Under both former mayor Craig Fletcher and current mayor Dick Winger, members of the public were told who they could and couldn’t address directly. Winger earlier this year re-instituted the three-minute rule and even fired up a warning light to let people know when they were running out of time.

Winger also added a half-page of rules and regulations to the City Council agendas – rules that have been largely ignored and have provoked more displays of civil disobedience among the city’s gadflies than they have prevented.

When he was mayor once before just after being elected to the council the first time, Kramer generally tossed out the three-minute rule. When asked if he would enforce all the new provisions set forth by Winger, telling members of the public how long they could speak or what they were not permitted to say, Kramer answered with a rhetorical question: “You mean the people I work for?”

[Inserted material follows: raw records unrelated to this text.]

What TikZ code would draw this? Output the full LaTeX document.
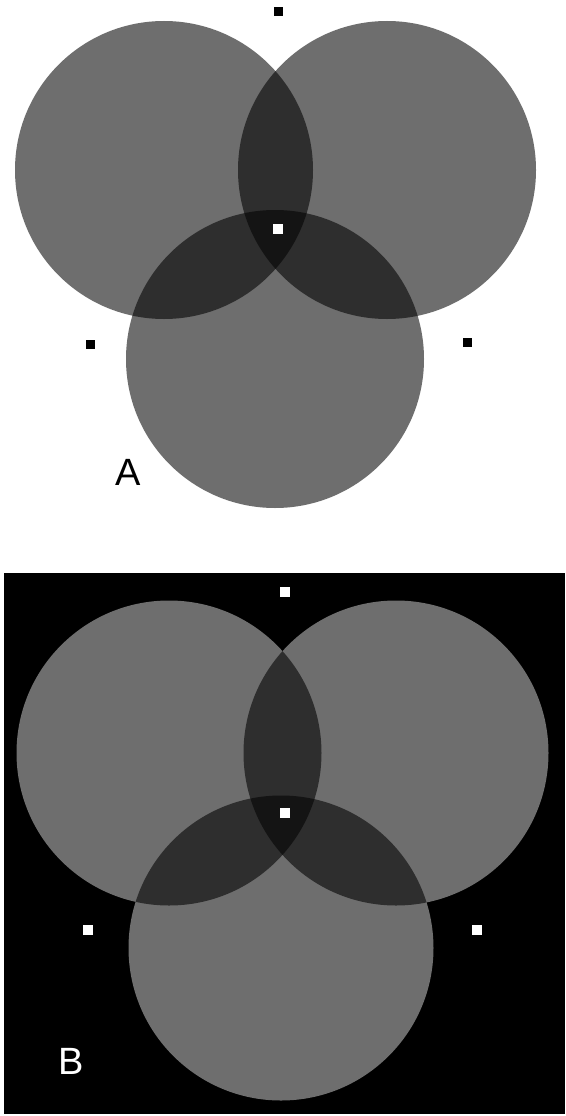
\documentclass[tikz,border=0pt]{standalone}
\usepackage{fontspec}
\setmainfont{Liberation Sans}
\definecolor{one}{gray}{0.43}
\definecolor{two}{gray}{0.18}
\definecolor{three}{gray}{0.08}
\tikzset{
  dot/.style={fill=#1,draw=none,minimum size=9pt,inner sep=0pt,shape=rectangle},
  lbl/.style={font=\fontsize{38}{38}\selectfont,inner sep=0pt}
}
\begin{document}
\begin{tikzpicture}[x=1pt,y=-1pt]
\useasboundingbox (0,0) rectangle (565,1116);
\fill[white] (0,0) rectangle (565,1116);
% ---------- Panel A ----------
\def\r{149}
\coordinate (a1) at (164,170);
\coordinate (a2) at (387,170);
\coordinate (a3) at (275,359);
\foreach \c in {a1,a2,a3} \fill[one] (\c) circle (\r);
\begin{scope}\clip (a1) circle (\r); \fill[two] (a2) circle (\r); \fill[two] (a3) circle (\r);\end{scope}
\begin{scope}\clip (a2) circle (\r); \fill[two] (a3) circle (\r);\end{scope}
\begin{scope}\clip (a1) circle (\r); \clip (a2) circle (\r); \fill[three] (a3) circle (\r);\end{scope}
\node[dot=black] (at) at (278,12) {};
\node[dot=black] (al) at (90,344) {};
\node[dot=black] (ar) at (467,342) {};
\node[dot=white,minimum size=10pt] (ac) at (278,229) {};
\node[lbl,text=black] (la) at (128,472) {A};
% ---------- Panel B ----------
\fill[black] (4,573) rectangle (565,1114);
\def\s{152.5}
\coordinate (b1) at (169,753);
\coordinate (b2) at (396,753);
\coordinate (b3) at (281,948);
\foreach \c in {b1,b2,b3} \fill[one] (\c) circle (\s);
\begin{scope}\clip (b1) circle (\s); \fill[two] (b2) circle (\s); \fill[two] (b3) circle (\s);\end{scope}
\begin{scope}\clip (b2) circle (\s); \fill[two] (b3) circle (\s);\end{scope}
\begin{scope}\clip (b1) circle (\s); \clip (b2) circle (\s); \fill[three] (b3) circle (\s);\end{scope}
\node[dot=white,minimum size=10pt] (bt) at (285,592) {};
\node[dot=white,minimum size=10pt] (bl) at (88,930) {};
\node[dot=white,minimum size=10pt] (br) at (477,930) {};
\node[dot=white,minimum size=10pt] (bc) at (285,813) {};
\node[lbl,text=white] (lb) at (71,1061) {B};
\end{tikzpicture}
\end{document}
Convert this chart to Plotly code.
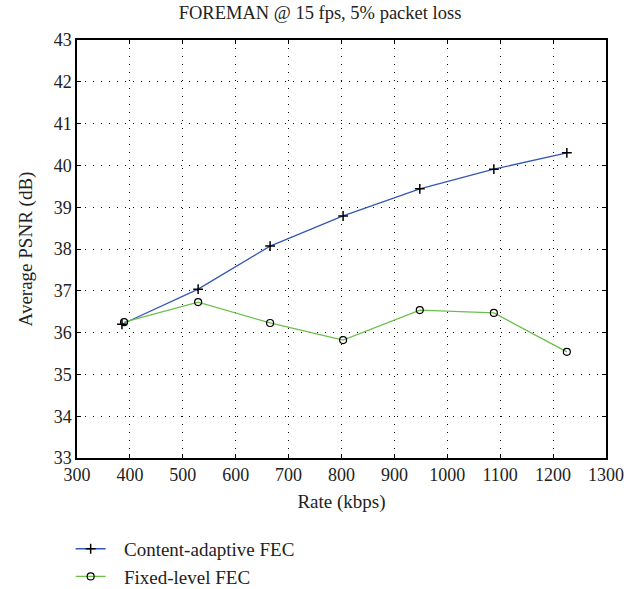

When asked if he would deliver position papers or speeches, as he has done this past year under Winger’s term as mayor, Kramer said, “When you’re mayor, your opinions don’t really count. Your opinion is or should be the opinion of the whole City Council.”

Right on Kramer’s heels in this November’s election was Randy Old, but he’s brand-new to public office and may not seek the limelight his first year out.

Rounding out the three winners was Pilar Turner, who did a respectable job in her year as mayor in 2011-12, but who clearly does not have enough friends on the dais now to be selected.

The title of Vero Beach Mayor doesn’t bring with it a lot of actual power, but the Mayor occasionally does have greater access to the action than the other council members.

Florida’s Sunshine Law allows only one member of the council to be present in closed-door meetings and negotiations. The person City Manager Jim O’Connor typically invites first is the Mayor.